— START OF Material shown —

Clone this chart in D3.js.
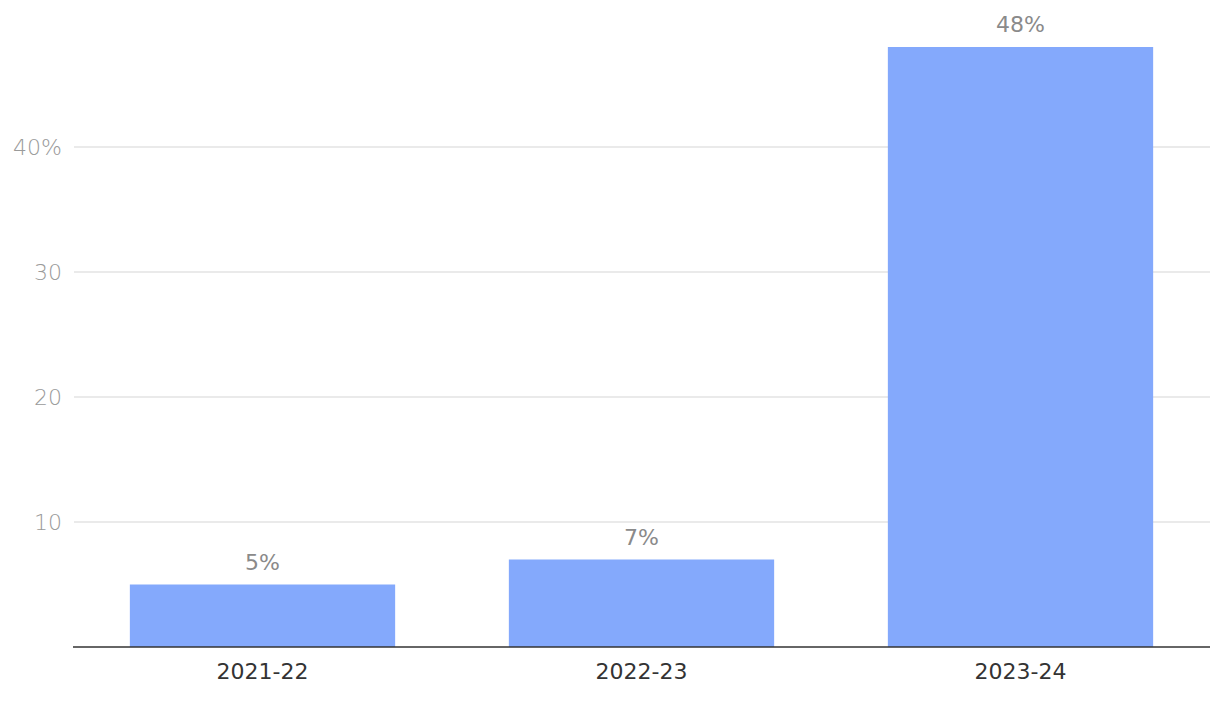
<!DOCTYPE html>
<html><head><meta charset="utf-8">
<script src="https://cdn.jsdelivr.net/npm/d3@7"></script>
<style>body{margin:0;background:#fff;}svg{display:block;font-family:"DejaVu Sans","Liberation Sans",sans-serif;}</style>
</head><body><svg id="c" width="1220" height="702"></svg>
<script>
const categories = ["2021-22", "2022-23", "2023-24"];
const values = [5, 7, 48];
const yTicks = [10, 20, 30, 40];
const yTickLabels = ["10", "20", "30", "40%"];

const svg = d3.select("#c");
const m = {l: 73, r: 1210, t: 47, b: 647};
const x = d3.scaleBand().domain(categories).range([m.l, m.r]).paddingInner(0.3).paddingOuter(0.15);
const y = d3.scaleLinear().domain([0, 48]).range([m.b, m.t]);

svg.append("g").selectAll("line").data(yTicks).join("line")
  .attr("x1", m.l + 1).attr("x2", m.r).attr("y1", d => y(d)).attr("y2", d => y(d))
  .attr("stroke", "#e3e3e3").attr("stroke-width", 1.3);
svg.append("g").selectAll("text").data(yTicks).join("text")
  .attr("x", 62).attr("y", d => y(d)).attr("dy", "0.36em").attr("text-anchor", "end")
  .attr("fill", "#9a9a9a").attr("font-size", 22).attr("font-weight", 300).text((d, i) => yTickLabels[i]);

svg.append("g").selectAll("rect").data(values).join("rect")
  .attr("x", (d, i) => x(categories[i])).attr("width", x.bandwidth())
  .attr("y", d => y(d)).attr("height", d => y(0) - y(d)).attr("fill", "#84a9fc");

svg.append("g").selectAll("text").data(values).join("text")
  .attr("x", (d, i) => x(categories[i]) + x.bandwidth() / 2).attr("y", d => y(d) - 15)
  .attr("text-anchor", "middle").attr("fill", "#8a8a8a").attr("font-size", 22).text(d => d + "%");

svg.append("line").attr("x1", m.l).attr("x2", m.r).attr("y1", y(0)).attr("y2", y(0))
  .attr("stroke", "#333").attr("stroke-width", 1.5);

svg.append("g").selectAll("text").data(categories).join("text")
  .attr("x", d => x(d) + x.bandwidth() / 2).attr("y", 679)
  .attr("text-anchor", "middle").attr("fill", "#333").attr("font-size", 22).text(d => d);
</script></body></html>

— END OF Material shown —
— START OF Material shown —

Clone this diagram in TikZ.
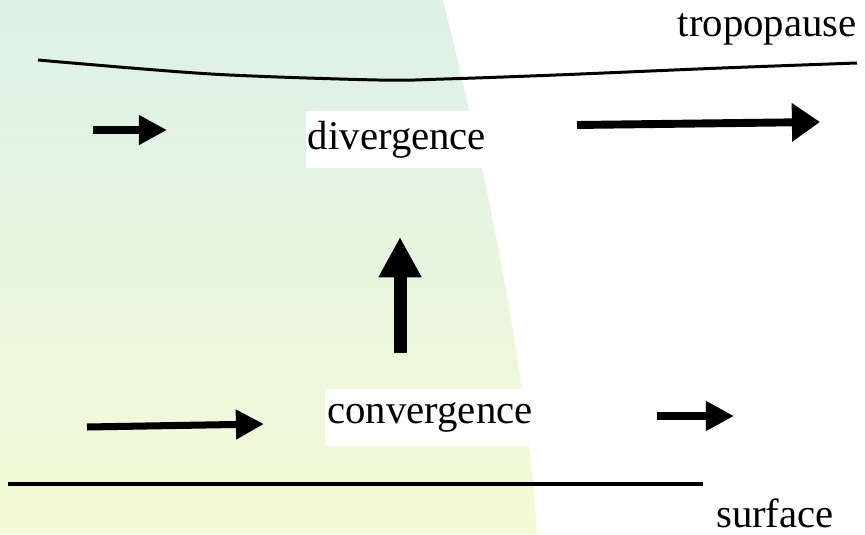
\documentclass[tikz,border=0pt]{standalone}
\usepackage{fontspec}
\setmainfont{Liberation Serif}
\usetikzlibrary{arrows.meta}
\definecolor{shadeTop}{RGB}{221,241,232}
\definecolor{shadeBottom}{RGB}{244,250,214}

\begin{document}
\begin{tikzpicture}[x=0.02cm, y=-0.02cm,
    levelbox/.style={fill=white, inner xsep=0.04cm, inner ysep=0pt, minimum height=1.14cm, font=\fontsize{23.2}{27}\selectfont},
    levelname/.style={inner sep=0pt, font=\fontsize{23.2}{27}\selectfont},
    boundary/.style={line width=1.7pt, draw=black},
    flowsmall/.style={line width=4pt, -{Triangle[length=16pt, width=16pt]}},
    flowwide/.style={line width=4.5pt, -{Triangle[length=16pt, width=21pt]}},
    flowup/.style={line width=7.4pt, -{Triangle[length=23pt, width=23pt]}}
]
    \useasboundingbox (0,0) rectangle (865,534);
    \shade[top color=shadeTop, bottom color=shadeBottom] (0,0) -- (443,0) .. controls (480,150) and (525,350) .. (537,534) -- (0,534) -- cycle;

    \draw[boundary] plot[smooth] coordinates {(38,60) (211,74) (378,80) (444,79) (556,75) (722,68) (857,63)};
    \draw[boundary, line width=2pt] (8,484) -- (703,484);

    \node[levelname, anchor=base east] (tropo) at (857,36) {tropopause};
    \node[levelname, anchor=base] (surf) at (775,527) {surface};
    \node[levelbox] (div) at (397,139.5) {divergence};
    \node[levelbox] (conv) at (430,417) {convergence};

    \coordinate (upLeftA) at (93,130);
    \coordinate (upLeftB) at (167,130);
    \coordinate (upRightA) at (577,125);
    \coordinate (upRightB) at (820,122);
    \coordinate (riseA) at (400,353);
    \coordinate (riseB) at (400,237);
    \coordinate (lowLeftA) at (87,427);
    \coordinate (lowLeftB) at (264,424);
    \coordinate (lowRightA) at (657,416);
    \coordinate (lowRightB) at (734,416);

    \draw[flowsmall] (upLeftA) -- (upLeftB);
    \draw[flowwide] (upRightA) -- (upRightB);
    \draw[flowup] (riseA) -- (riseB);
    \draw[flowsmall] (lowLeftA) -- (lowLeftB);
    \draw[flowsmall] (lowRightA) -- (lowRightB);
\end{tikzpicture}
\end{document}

— END OF Material shown —

= Direction =
Exactly the lines starting at the line containing "Clone this chart in D3.js." and ending at the line containing "i) => yTickLabels[i]);" should be transcribed, both included; omit the pictures.

= Output below =
Clone this chart in D3.js.
<!DOCTYPE html>
<html><head><meta charset="utf-8">
<script src="https://cdn.jsdelivr.net/npm/d3@7"></script>
<style>body{margin:0;background:#fff;}svg{display:block;font-family:"DejaVu Sans","Liberation Sans",sans-serif;}</style>
</head><body><svg id="c" width="1220" height="702"></svg>
<script>
const categories = ["2021-22", "2022-23", "2023-24"];
const values = [5, 7, 48];
const yTicks = [10, 20, 30, 40];
const yTickLabels = ["10", "20", "30", "40%"];

const svg = d3.select("#c");
const m = {l: 73, r: 1210, t: 47, b: 647};
const x = d3.scaleBand().domain(categories).range([m.l, m.r]).paddingInner(0.3).paddingOuter(0.15);
const y = d3.scaleLinear().domain([0, 48]).range([m.b, m.t]);

svg.append("g").selectAll("line").data(yTicks).join("line")
  .attr("x1", m.l + 1).attr("x2", m.r).attr("y1", d => y(d)).attr("y2", d => y(d))
  .attr("stroke", "#e3e3e3").attr("stroke-width", 1.3);
svg.append("g").selectAll("text").data(yTicks).join("text")
  .attr("x", 62).attr("y", d => y(d)).attr("dy", "0.36em").attr("text-anchor", "end")
  .attr("fill", "#9a9a9a").attr("font-size", 22).attr("font-weight", 300).text((d, i) => yTickLabels[i]);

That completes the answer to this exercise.